EXERCISE PROMPT ▸ Copy the listing below in full and skip every picture.

DATA LINES ▸
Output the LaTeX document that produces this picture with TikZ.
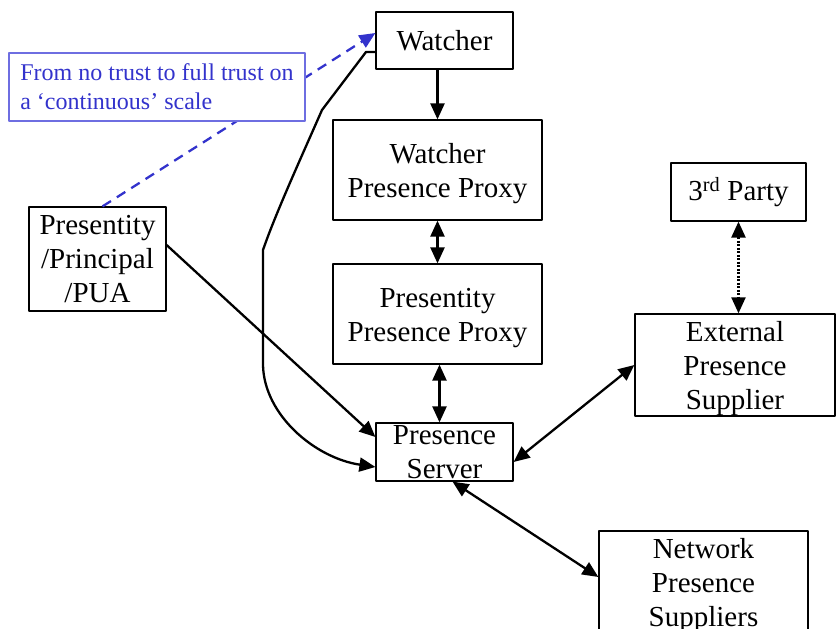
\documentclass[tikz,border=0pt]{standalone}
\usepackage{fontspec}
\setmainfont{Liberation Serif}
\usetikzlibrary{arrows.meta,calc}
\definecolor{trustblue}{RGB}{51,51,204}
\definecolor{trustframe}{RGB}{110,110,225}
\newcommand\boxstrut{\rule{0pt}{28pt}}

\begin{document}
\begin{tikzpicture}[x=1pt,y=-1pt,line join=round,
  box/.style={draw,line width=1.2pt,inner sep=0pt,align=center,font=\fontsize{29}{34}\selectfont},
  arr/.style={line width=2.3pt,-{Triangle[length=16pt,width=14pt]}},
  darr/.style={line width=2.3pt,{Triangle[length=16pt,width=14pt]}-{Triangle[length=16pt,width=14pt]}}]
\useasboundingbox (0,0) rectangle (836,629);

\node[box,minimum width=137,minimum height=57] (wat) at (444.5,40.5) {Watcher};
\node[box,minimum width=209,minimum height=100] (wpp) at (437.5,170) {\boxstrut Watcher\\Presence Proxy};
\node[box,minimum width=209,minimum height=100] (ppp) at (437.5,314) {\boxstrut Presentity\\Presence Proxy};
\node[box,minimum width=137,minimum height=58] (ps) at (444.5,452) {Presence\\Server};
\node[box,minimum width=135,minimum height=58] (third) at (738.5,192) {3\textsuperscript{rd} Party};
\node[box,minimum width=200,minimum height=100] (ext) at (735,365) {\boxstrut External\\Presence\\Supplier};
\node[box,minimum width=209,minimum height=102] (net) at (703.5,582) {\boxstrut Network\\Presence\\Suppliers};
\node[box,minimum width=137,minimum height=104] (pres) at (97.5,259) {Presentity\\/Principal\\/PUA};

% trust scale
\draw[trustblue,line width=2.3pt,dash pattern=on 10pt off 7pt,-{Triangle[length=16pt,width=14pt]}] ([xshift=5pt]pres.north) -- ([yshift=7.5pt]wat.west);
\node[draw=trustframe,line width=1.2pt,fill=white,text=trustblue,font=\fontsize{24}{29}\selectfont,
  align=left,inner xsep=9pt,inner ysep=0pt,minimum width=296,minimum height=68] (trust) at (157,87)
  {From no trust to full trust on\\a ‘continuous’ scale};

\draw[arr] (wat.south -| wpp.north) -- (wpp.north);
\draw[darr] (wpp.south) -- (ppp.north);
\draw[darr] ([xshift=2pt]ppp.south) -- ([xshift=2pt]ppp.south |- ps.north);
\draw[darr,dash pattern=on 2pt off 1.5pt] (third.south) -- (third.south |- ext.north);
\draw[darr] (ext.west) -- ([yshift=-10pt]ps.east);
\draw[darr] ([xshift=8pt]ps.south) -- ([yshift=5pt]net.west);
\draw[arr] ([yshift=14pt]pres.east) -- ([yshift=15pt]ps.west);
\draw[arr] ([yshift=-11.5pt]wat.west) -- (366,52) -- (322,110) .. controls (300,160) and (275,215) .. (263,250)
  -- (263,365) .. controls (264,415) and (315,458) .. ([yshift=-15pt]ps.west);
\end{tikzpicture}
\end{document}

FULL RESPONSE ▸
Output the LaTeX document that produces this picture with TikZ.
\documentclass[tikz,border=0pt]{standalone}
\usepackage{fontspec}
\setmainfont{Liberation Serif}
\usetikzlibrary{arrows.meta,calc}
\definecolor{trustblue}{RGB}{51,51,204}
\definecolor{trustframe}{RGB}{110,110,225}
\newcommand\boxstrut{\rule{0pt}{28pt}}

\begin{document}
\begin{tikzpicture}[x=1pt,y=-1pt,line join=round,
  box/.style={draw,line width=1.2pt,inner sep=0pt,align=center,font=\fontsize{29}{34}\selectfont},
  arr/.style={line width=2.3pt,-{Triangle[length=16pt,width=14pt]}},
  darr/.style={line width=2.3pt,{Triangle[length=16pt,width=14pt]}-{Triangle[length=16pt,width=14pt]}}]
\useasboundingbox (0,0) rectangle (836,629);

\node[box,minimum width=137,minimum height=57] (wat) at (444.5,40.5) {Watcher};
\node[box,minimum width=209,minimum height=100] (wpp) at (437.5,170) {\boxstrut Watcher\\Presence Proxy};
\node[box,minimum width=209,minimum height=100] (ppp) at (437.5,314) {\boxstrut Presentity\\Presence Proxy};
\node[box,minimum width=137,minimum height=58] (ps) at (444.5,452) {Presence\\Server};
\node[box,minimum width=135,minimum height=58] (third) at (738.5,192) {3\textsuperscript{rd} Party};
\node[box,minimum width=200,minimum height=100] (ext) at (735,365) {\boxstrut External\\Presence\\Supplier};
\node[box,minimum width=209,minimum height=102] (net) at (703.5,582) {\boxstrut Network\\Presence\\Suppliers};
\node[box,minimum width=137,minimum height=104] (pres) at (97.5,259) {Presentity\\/Principal\\/PUA};

% trust scale
\draw[trustblue,line width=2.3pt,dash pattern=on 10pt off 7pt,-{Triangle[length=16pt,width=14pt]}] ([xshift=5pt]pres.north) -- ([yshift=7.5pt]wat.west);
\node[draw=trustframe,line width=1.2pt,fill=white,text=trustblue,font=\fontsize{24}{29}\selectfont,
  align=left,inner xsep=9pt,inner ysep=0pt,minimum width=296,minimum height=68] (trust) at (157,87)
  {From no trust to full trust on\\a ‘continuous’ scale};

\draw[arr] (wat.south -| wpp.north) -- (wpp.north);
\draw[darr] (wpp.south) -- (ppp.north);
\draw[darr] ([xshift=2pt]ppp.south) -- ([xshift=2pt]ppp.south |- ps.north);
\draw[darr,dash pattern=on 2pt off 1.5pt] (third.south) -- (third.south |- ext.north);
\draw[darr] (ext.west) -- ([yshift=-10pt]ps.east);
\draw[darr] ([xshift=8pt]ps.south) -- ([yshift=5pt]net.west);
\draw[arr] ([yshift=14pt]pres.east) -- ([yshift=15pt]ps.west);
\draw[arr] ([yshift=-11.5pt]wat.west) -- (366,52) -- (322,110) .. controls (300,160) and (275,215) .. (263,250)
  -- (263,365) .. controls (264,415) and (315,458) .. ([yshift=-15pt]ps.west);
\end{tikzpicture}
\end{document}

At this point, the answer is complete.